# [SOLVED] Slightly larger than home theater



## Elkillerduck (Feb 15, 2011)

Hey guys,

My uncle owns a dance hall type place and would like to begin showing large screen movies. He was looking at getting a projector that had good contrast and could be shown on a 30' by 40' screen, approximately. He didn't give me a price range, so lets vary the costs from cheap but decent to "Oh My GOD that's beautiful!!" But include some mid-range prices too. I'm not entirely sure on the cost of projectors of this size, so any help on jargon would be a help too.

Oh, max capacity is about 400 to 600 people including the tables so about 300 arranged in rows on the dance floor itself.Very rough estimation based on my experiences there.

Thanks,
The Duck


----------



## v-six (Sep 12, 2004)

*Re: Slightly larger than home theater*

What kind of lighting conditions will be at the venue during projection, and what kind of throw distance can you work with? (Do you have lots of room for projection / does it need to be a short-throw rear projection?) A 30' to 40' inch screen is a huge image, and you're probably going to be looking at a 5-figure projector for a really good image. I highly recommend hiring a professional to get it done right. The guys at Draper really know their stuff as far as projection surfaces, if you can get a hold of a Draper rep. or vendor, they can maybe give you a recommendation for for a projector vendor too. If it means anything, I have nothing but great things to say about Panasonic projectors. Remember that the maintenance on most high-end projectors isn't cheap (a 10,000 ANSI lumens lamp costs more than pocket change). So you need to add maintenance to the budget.


----------



## Elkillerduck (Feb 15, 2011)

*Re: Slightly larger than home theater*

thanks v-six, lighting will be florescent around the outside edge, but they can be turned off during the screening. As for throw distance, the projector can be set at the very back, about 25 yards or so, or anyplace in between. The screen size was changed to 20-25 feet. and i meant feet last post. sorry.


----------



## Basementgeek (Feb 7, 2005)

*Re: Slightly larger than home theater*

Your uncle also needs to look into copy write laws about showing things.

BG


----------



## jaythorpe522 (Sep 7, 2010)

*Re: Slightly larger than home theater*



Basementgeek said:


> Your uncle also needs to look into copy write laws about showing things.
> 
> BG


yup yup.

start here:

Federal Copyright Law for Movies | Copyright Compliance | Public Performance License


----------



## Amd_Man (Jan 27, 2009)

*Re: Slightly larger than home theater*

He can show what ever movies he wants as long as he`s not charging for them. I can have a hundred people at my place and show what ever movie I choose. If that was the case then sports bars would go out of bussiness real quick because every game is copy write protected. 

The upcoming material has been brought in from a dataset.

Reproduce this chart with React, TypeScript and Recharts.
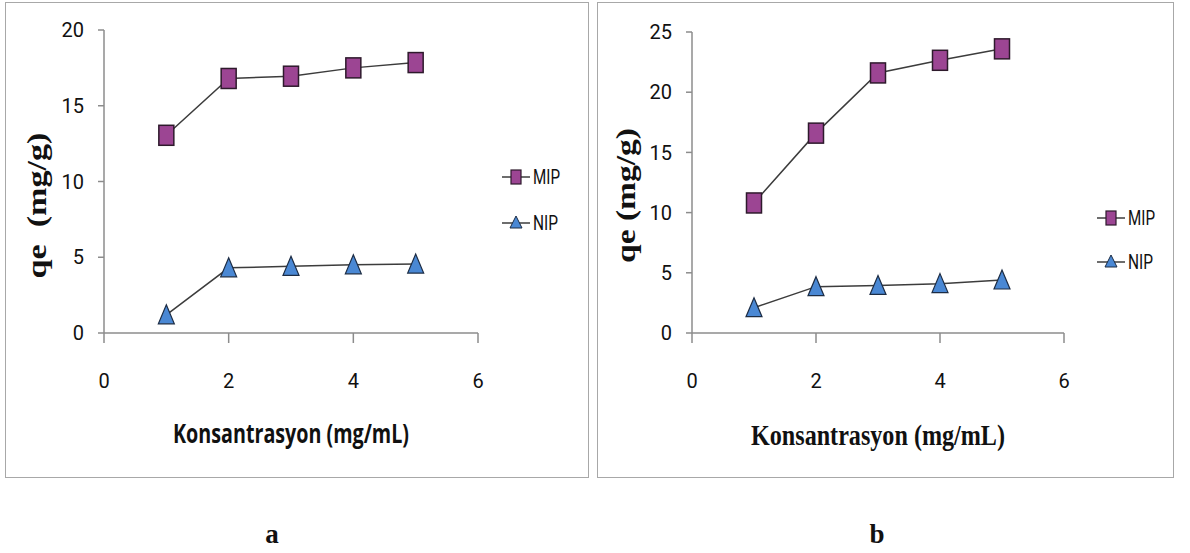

EDIT: If the DVD movie was purchased then the royalities have been paid.


----------



## yustr (Sep 27, 2004)

*Re: Slightly larger than home theater*

Definately a job that demands professional support - and a very large bank balance:



> Costs
> 
> On the downside, the initial costs for converting theaters to digital are high: $150,000 per screen on average. ...
> 
> While a theater can purchase a film projector for US$50,000 and expect an average life of 30–40 years, a digital cinema playback system including server/media block/and projector can cost 3–4 times as much, and is at higher risk for component failures and technological obsolescence. Experience with computer-based media systems show that average economic lifetimes are only on the order of 5 years with some units lasting until about 10 years before they are replaced.[citation needed]


  WIKI


----------



## jaythorpe522 (Sep 7, 2010)

*Re: Slightly larger than home theater*



Amd_Man said:


> He can show what ever movies he wants as long as he`s not charging for them. I can have a hundred people at my place and show what ever movie I choose. If that was the case then sports bars would go out of bussiness real quick because every game is copy write protected.
> 
> EDIT: If the DVD movie was purchased then the royalities have been paid.


No, I'm sorry but that's not correct. Sports bars pay licensing for the broadcasts. The purchase of the DVD allows for private viewing in the home. If it's a public establishment over a certain size, over a certain screen size, and open to the public, additional license must be obtained.

jw

try this too:

Public Performance Law


----------



## Amd_Man (Jan 27, 2009)

*Re: Slightly larger than home theater*

Thanks for the heads up jw. It doesn't surprise me I supose!


----------



## v-six (Sep 12, 2004)

*Re: Slightly larger than home theater*

Yep, public performance laws are pretty strict. I work at state college, and we can only show commercial video if it's for a class, and if the movie isn't publicly advertised. That's why your DVDs have a big red warning at the beginning that says FOR PRIVATE HOME USE ONLY.


----------



## Amd_Man (Jan 27, 2009)

*Re: Slightly larger than home theater*

and the movie industry wonders why everyone is iilegally obtaining movies. Their pure greed to pay OVER PAYED movie stars has sunk them. It's getting to the point that when you buy something you don't own it, you rent it.


----------



## v-six (Sep 12, 2004)

*Re: Slightly larger than home theater*

Duck,

Do you have a projection screen or surface already installed, or do you need one? If you've got your surface already, you can try out a few projectors. I highly recommend going through an AV vendor / installer for this. They should be able to demo a few models for you based on the specs you've provided, so you'll be able to see what you'll get at your venue. You're probably going to need a large-venue projector, so the 10k+lumens range is where you'll need to start (unless someone's got a stellar projector that can manage a 20' image without a big lamp).


----------



## Elkillerduck (Feb 15, 2011)

*Re: Slightly larger than home theater*

Thanks guys, I haven't been in my uncles dance hall in quite some time, he just recently called me on the phone to inquire about this. I did tell him about the copyright laws already, and will send him the link. (btw, thanks for that.) That said, I am not entirely sure what he has ready, I was speaking from past experience from his hall, and he called me because I "know about technology." If he doesn't have the screen, I will send him the draper link.

Thanks everyone!


----------